Review: ESPN's '30 for 30' quality (if not name) lives on with 'Catching Hell'
ESPN's 30th anniversary was more than two years ago, and it's been almost a year since the "30 for 30" documentary series - designed to both celebrate the anniversary and show off ESPN's reach and creativity - concluded. (You can read my reviews of most of the "30 for 30" docs here and here.) But having discovered that there's an appetite for off-beat, deeply personal films about sports stories big and small, ESPN has wisely kept the concept going - if not the name(*) - and the now-rechristened "ESPN Films Presents" series has a very strong unofficial kick-off with the 8 p.m. debut tonight of Alex Gibney's "Catching Hell."
(*) Personally, I'd have kept it as "30 for 30 Presents." They spent more than a year building up brand equity, and it just sounds cooler than "ESPN Films Presents," frankly.
"Catching Hell" - the story of infamous Cubs fan Steve Bartman, who was the scapegoat when the Cubs failed to reach the World Series in 2003 - was originally supposed to be part of "30 for 30," but Gibney's schedule, film festival eligibility and other issues pushed it back to now. It was worth the wait.
Gibney's a Red Sox fan, and though that franchise has had a lot of success in recent years, its older fans know very well from heartbreak and cruel twists of fate. (And its youngest fans are finally learning about that with how this season is ending for the Sawx.) So even though his own favorite team overcame the bogus Curse of the Bambino, Bill Buckner booting the Mookie Wilson grounder(**), Bucky F-ing Dent, Aaron F-ing Boone, etc., he can empathize with fans of another "cursed" franchise whose living fans have never seen a championship. And in this case, he can empathize with Bartman, who interfered with Moises Alou's attempt to catch a foul pop-up that would have put the Cubs 4 outs away from their first World Series appearance since 1945, and who became such a pariah that he's been forced to construct a kind of shadow existence in his home city so the media and angry Cubs fans can't find him.
(**) Buckner's story becomes a kind of running subplot for "Catching Hell," and between this movie and his "Curb Your Enthusiasm" episode, Buckner's having one hell of a TV season.
Gibney doesn't get to talk to Bartman, but he talks to virtually everyone of note at Wrigley Field that night, exhaustively deconstructing everything about the Bartman play.

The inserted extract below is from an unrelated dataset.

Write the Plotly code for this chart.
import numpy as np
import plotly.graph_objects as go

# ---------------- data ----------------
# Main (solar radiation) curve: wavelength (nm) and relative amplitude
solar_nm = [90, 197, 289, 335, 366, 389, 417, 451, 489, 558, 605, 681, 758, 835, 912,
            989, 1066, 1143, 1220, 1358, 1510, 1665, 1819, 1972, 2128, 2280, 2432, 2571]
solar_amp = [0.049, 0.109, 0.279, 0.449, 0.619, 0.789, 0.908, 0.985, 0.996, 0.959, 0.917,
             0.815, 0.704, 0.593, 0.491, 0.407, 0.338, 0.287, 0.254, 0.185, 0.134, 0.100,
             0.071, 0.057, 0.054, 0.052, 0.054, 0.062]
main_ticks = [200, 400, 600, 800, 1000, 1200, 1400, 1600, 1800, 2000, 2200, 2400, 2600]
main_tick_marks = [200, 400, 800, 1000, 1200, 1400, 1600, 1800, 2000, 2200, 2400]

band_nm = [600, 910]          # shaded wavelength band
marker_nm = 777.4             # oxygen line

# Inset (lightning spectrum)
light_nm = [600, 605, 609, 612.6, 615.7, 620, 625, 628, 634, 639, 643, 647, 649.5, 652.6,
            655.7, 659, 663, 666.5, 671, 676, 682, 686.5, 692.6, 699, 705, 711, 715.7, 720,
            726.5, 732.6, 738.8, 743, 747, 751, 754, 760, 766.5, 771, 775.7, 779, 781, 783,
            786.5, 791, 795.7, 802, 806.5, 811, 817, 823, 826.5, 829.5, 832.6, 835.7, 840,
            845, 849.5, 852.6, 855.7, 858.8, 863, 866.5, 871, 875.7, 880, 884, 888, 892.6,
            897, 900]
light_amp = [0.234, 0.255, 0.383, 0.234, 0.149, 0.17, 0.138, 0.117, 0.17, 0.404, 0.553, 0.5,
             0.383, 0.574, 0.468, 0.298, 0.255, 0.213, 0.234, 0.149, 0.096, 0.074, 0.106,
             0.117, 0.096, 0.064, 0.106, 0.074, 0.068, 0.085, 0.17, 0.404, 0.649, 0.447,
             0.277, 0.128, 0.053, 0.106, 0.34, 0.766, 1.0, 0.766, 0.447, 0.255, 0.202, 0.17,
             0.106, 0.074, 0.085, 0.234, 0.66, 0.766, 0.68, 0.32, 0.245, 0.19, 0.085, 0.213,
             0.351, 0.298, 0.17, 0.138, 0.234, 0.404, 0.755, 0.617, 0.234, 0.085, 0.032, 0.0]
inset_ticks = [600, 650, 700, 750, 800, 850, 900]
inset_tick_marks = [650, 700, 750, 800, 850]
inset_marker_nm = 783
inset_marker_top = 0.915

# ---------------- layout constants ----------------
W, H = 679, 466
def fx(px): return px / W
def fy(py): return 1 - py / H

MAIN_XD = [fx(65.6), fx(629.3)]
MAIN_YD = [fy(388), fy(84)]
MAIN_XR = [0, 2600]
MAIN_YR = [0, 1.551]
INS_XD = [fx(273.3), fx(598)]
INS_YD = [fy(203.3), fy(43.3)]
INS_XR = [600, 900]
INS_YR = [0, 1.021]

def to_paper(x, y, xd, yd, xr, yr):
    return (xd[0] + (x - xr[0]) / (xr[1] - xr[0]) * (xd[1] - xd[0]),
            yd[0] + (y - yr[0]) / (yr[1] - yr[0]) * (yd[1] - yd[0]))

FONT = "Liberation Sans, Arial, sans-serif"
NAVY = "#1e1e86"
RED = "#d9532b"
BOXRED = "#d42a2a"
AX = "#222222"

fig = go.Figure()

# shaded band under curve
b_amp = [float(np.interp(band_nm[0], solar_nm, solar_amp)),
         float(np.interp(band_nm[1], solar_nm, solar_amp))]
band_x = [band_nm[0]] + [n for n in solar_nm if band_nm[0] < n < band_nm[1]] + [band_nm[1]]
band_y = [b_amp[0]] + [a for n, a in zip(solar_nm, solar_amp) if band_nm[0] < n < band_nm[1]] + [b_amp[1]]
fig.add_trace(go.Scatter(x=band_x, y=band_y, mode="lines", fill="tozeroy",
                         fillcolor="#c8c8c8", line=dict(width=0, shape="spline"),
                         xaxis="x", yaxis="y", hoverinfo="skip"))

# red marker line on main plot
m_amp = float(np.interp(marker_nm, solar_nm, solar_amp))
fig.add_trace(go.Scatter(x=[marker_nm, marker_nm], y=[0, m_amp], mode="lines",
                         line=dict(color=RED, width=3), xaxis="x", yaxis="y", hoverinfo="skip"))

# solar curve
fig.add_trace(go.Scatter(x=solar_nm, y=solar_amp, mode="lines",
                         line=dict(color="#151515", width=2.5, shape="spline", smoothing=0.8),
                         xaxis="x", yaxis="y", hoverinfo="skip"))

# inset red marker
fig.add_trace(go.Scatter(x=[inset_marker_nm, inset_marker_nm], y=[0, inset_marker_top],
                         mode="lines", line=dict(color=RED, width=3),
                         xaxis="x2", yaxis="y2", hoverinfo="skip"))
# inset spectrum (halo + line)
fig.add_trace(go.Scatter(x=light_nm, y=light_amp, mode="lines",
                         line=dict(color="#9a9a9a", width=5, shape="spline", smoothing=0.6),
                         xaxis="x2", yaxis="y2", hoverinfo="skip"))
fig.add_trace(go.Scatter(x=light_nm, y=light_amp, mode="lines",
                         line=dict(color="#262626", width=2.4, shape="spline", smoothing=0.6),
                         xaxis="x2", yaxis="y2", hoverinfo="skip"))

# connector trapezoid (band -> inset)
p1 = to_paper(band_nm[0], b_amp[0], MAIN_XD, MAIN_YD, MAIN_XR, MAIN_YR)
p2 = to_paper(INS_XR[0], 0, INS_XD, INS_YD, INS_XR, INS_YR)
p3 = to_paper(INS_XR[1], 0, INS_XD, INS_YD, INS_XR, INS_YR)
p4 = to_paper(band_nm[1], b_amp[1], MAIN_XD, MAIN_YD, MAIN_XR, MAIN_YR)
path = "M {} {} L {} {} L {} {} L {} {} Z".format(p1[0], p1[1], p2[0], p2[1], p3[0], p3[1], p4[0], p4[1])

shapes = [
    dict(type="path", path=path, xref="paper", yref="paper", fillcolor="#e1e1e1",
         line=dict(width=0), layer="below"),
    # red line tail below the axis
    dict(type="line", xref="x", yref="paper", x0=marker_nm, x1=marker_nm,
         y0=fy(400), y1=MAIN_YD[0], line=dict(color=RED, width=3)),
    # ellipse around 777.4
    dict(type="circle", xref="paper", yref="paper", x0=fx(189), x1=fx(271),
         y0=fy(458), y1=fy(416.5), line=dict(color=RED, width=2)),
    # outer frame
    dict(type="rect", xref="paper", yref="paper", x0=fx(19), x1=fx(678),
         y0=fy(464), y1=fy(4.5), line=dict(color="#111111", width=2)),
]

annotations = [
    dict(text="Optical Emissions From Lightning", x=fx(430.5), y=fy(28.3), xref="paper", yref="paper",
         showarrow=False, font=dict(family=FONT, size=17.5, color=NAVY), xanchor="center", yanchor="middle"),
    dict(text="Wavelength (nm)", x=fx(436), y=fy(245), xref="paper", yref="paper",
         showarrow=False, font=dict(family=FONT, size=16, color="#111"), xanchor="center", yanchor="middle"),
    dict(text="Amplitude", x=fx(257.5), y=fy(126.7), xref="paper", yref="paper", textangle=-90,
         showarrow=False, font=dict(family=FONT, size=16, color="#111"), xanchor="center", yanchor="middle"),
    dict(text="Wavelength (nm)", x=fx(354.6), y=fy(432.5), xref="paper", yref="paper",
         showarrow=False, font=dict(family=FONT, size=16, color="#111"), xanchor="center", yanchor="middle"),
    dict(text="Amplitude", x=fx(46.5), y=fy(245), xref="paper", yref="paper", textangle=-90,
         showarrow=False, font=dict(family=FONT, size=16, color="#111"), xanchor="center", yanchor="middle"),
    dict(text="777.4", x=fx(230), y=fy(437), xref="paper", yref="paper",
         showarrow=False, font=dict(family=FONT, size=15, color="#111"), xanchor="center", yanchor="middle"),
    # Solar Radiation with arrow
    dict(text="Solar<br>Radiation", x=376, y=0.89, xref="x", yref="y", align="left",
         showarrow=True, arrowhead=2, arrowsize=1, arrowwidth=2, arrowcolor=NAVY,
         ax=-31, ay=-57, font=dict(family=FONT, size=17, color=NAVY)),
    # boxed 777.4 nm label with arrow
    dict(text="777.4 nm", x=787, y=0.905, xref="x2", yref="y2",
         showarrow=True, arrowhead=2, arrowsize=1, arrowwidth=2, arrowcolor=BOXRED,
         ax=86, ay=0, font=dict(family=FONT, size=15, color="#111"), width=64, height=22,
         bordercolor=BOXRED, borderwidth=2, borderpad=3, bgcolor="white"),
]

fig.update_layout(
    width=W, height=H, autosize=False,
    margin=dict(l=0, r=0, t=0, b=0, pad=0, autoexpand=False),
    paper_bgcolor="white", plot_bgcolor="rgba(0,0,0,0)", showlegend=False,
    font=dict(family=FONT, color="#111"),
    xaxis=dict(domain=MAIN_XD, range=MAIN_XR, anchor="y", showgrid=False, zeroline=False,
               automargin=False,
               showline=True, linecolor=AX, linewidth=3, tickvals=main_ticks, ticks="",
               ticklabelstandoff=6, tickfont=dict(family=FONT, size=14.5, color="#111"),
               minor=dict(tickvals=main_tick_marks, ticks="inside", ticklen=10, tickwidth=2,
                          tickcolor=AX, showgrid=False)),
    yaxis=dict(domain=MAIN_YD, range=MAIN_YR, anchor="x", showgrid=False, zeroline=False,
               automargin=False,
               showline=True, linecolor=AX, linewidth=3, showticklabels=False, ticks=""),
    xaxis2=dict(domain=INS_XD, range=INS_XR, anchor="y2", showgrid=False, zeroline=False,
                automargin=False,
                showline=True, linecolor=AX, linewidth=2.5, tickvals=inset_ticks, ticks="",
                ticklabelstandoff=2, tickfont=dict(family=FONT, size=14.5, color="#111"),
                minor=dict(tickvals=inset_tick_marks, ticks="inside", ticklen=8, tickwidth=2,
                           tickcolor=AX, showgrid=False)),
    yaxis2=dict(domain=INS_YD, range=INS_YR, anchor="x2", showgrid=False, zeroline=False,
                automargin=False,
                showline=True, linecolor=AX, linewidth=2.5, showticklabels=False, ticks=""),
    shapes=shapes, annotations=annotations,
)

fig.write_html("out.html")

He uses computer graphics to isolate Bartman and several other fans who were sitting in that area, syncs up the delayed radiocast that Bartman was listening to on his headphones with the live action to show how out of sync Bartman would have been with the play, and over and over makes the case that almost anyone in the stands would have done what he did(***), and also that many other things went wrong afterwards that had nothing to do with Bartman. ("The best thing that happened to Alex Gonzales is certainly Steve Bartman," says Cubs fan/filmmaker Matt Liston, whose own videotaped footage from the stands that night plays an important role in this movie.)

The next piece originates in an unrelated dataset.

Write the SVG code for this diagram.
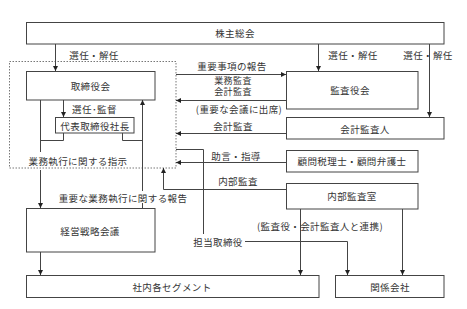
<svg xmlns="http://www.w3.org/2000/svg" width="467" height="309" viewBox="0 0 467 309">
<style>
.box{fill:#fff;stroke:#444;stroke-width:1}
.t{font-family:"Noto Sans CJK JP","Noto Sans",sans-serif;font-size:9.5px;letter-spacing:0.4px;fill:#333;text-anchor:middle;dominant-baseline:central}
.s{font-size:9px}
.c{fill:none;stroke:#444;stroke-width:1}
.a{marker-end:url(#ah)}
</style>
<defs>
<marker id="ah" viewBox="0 0 6 6" refX="6" refY="3" markerWidth="5" markerHeight="5" markerUnits="userSpaceOnUse" orient="auto">
<path d="M0,0 L6,3 L0,6 z" fill="#222"/>
</marker>
</defs>
<rect width="467" height="309" fill="#fff"/>
<g id="board-area">
<rect x="9.5" y="61.5" width="166.5" height="106.5" fill="none" stroke="#777" stroke-width="1" stroke-dasharray="1.5,1.5"/>
</g>
<g id="shareholders"><rect class="box" x="26.5" y="22.5" width="417.5" height="21.5"/><text class="t" x="235" y="33">株主総会</text></g>
<g id="board"><rect class="box" x="26.5" y="71.5" width="128.5" height="28.5"/><text class="t" x="90.5" y="86">取締役会</text></g>
<g id="president"><rect class="box" x="55.5" y="117.5" width="78.5" height="15.5"/><text class="t" x="95" y="125.5">代表取締役社長</text></g>
<g id="strategy"><rect class="box" x="26.5" y="208.5" width="128.5" height="43.5"/><text class="t" x="90" y="231">経営戦略会議</text></g>
<g id="segments"><rect class="box" x="26.5" y="275.5" width="292.5" height="22"/><text class="t" x="172" y="287">社内各セグメント</text></g>
<g id="affiliates"><rect class="box" x="335.5" y="275.5" width="108.5" height="22"/><text class="t" x="390" y="287">関係会社</text></g>
<g id="auditors"><rect class="box" x="286.5" y="71.5" width="131.5" height="37.5"/><text class="t" x="350" y="90">監査役会</text></g>
<g id="accounting-auditor"><rect class="box" x="286.5" y="117.5" width="157.5" height="21.5"/><text class="t" x="365" y="128.5">会計監査人</text></g>
<g id="advisors"><rect class="box" x="286.5" y="150.5" width="131.5" height="21.5"/><text class="t" x="352" y="161">顧問税理士・顧問弁護士</text></g>
<g id="internal-audit"><rect class="box" x="286.5" y="183.5" width="131.5" height="25.5"/><text class="t" x="352" y="196">内部監査室</text></g>
<g id="connectors">
<path class="c a" d="M55.5,44 V71"/>
<path class="c a" d="M318.5,44 V71"/>
<path class="c a" d="M429.5,44 V117"/>
<path class="c a" d="M63.5,100 V117"/>
<path class="c" d="M40.5,100 V152"/>
<path class="c" d="M63.5,133 V140.5 H40.5"/>
<path class="c" d="M122.5,133 V140.5 H142.5"/>
<path class="c a" d="M40.5,170 V208"/>
<path class="c" d="M142.5,203 V208"/>
<path class="c a" d="M142.5,191 V100"/>
<path class="c a" d="M40.5,252 V275"/>
<path class="c a" d="M176,74.5 H286"/>
<path class="c a" d="M286,100.5 H176"/>
<path class="c a" d="M286,133.5 H176"/>
<path class="c a" d="M286,162.5 H176"/>
<path class="c a" d="M286,189.5 H163.5 V168"/>
<path class="c" d="M176,149.5 H203.5 V234"/>
<path class="c a" d="M245,241.5 H347.5 V275"/>
<path class="c a" d="M300.5,209 V275"/>
<path class="c a" d="M402.5,209 V275"/>
</g>
<g id="labels">
<text class="t" x="94" y="55">選任・解任</text>
<text class="t" x="353" y="55">選任・解任</text>
<text class="t" x="428" y="55">選任・解任</text>
<text class="t" x="94.5" y="109">選任･監督</text>
<text class="t" x="78" y="161">業務執行に関する指示</text>
<text class="t" x="123" y="198">重要な業務執行に関する報告</text>
<text class="t" x="232" y="66">重要事項の報告</text>
<text class="t s" x="233" y="80">業務監査</text>
<text class="t s" x="233" y="91.5">会計監査</text>
<text class="t" x="239" y="108.5">(重要な会議に出席)</text>
<text class="t" x="233" y="126">会計監査</text>
<text class="t" x="236" y="155.5">助言・指導</text>
<text class="t" x="238" y="181">内部監査</text>
<text class="t" x="218" y="241.5">担当取締役</text>
<text class="t" x="320" y="226">(監査役・会計監査人と連携)</text>
</g>
</svg>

(***) One of the film's many interview subjects, pub owner Pat Looney, admits to also going for the ball - and can be seen doing it - and would've been the scapegoat had the wind been even a little different.

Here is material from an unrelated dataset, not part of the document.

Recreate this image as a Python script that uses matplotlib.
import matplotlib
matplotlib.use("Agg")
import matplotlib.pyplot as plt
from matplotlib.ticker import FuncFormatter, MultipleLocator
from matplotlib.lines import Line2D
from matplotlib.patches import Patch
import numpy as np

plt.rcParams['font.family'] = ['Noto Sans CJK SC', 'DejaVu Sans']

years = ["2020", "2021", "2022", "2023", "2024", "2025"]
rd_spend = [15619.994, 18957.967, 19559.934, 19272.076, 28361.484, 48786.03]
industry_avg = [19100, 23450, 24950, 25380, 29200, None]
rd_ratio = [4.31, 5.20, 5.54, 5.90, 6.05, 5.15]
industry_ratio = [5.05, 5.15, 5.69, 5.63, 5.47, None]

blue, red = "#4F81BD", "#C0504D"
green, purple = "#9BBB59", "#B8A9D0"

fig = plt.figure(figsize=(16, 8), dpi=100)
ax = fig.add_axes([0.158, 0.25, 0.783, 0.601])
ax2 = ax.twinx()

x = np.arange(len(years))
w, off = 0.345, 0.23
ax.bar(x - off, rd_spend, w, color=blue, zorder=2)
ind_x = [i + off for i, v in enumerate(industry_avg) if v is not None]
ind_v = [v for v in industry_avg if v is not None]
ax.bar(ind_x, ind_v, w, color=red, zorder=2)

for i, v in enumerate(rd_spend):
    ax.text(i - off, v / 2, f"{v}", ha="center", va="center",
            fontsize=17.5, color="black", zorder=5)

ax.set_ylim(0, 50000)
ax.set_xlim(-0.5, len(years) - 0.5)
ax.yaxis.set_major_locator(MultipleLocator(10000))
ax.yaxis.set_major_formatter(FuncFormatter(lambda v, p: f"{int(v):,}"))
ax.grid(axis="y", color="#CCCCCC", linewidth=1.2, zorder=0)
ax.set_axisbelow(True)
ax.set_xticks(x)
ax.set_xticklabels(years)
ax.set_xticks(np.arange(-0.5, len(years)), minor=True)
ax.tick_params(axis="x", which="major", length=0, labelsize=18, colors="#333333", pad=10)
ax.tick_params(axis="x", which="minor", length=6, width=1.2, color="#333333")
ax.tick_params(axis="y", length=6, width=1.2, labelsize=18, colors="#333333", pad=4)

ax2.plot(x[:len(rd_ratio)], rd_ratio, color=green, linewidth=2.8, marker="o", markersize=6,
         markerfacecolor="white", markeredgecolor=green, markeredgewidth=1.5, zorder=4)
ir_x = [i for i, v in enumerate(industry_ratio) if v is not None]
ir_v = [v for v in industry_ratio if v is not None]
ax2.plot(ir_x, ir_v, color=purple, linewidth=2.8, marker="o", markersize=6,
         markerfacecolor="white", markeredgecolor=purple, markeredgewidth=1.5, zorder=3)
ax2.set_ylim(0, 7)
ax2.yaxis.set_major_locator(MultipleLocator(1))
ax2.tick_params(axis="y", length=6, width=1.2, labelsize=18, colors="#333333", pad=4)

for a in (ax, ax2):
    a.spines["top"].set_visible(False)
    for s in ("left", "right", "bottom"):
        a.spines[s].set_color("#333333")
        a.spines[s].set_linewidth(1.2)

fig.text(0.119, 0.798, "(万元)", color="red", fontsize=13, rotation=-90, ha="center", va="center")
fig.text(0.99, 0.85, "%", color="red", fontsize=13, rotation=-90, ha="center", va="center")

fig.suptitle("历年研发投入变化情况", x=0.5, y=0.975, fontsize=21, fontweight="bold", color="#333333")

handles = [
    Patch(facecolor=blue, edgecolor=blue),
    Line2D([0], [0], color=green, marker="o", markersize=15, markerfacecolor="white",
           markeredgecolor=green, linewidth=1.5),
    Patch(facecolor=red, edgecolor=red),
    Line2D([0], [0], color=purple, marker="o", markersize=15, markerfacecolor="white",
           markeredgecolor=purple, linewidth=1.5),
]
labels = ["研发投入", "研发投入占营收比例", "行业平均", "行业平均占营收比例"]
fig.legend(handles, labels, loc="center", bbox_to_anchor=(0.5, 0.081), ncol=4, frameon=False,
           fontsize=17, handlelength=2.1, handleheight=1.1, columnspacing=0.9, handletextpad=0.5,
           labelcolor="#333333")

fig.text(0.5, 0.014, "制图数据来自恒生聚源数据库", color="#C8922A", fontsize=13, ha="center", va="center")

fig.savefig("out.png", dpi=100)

It's a thorough and thoroughly humane defense of an individual who made a mistake and hurt his team, who apologized for it instantly and still had to go into hiding, and it's the best thing that could have happened to Bartman short of the Cubs actually winning the World Series within his lifetime. I imagine there will still be some die-hard Cubs fans like Michael Wilbon who will never forgive, and only forget if/when there's a championship banner flying over Wrigley, but overall "Catching Hell" plays out like a film about a prison convict whose punishment was far out of proportion to his crime.
It's a terrific film - had it aired as originally scheduled, it easily would have been in the top tier of "30 for 30" films (alongside "The Two Escobars," "No Crossover: The Trial of Allen Iverson," "Winning Time: Reggie Miller vs. the New York Knicks," "The Band That Wouldn't Die," "Muhammad and Larry" and "The Best That Never Was"). Instead, it gets the new version of the series off to a great start.
Enjoy it tonight, and feel free to comment on it here afterwards.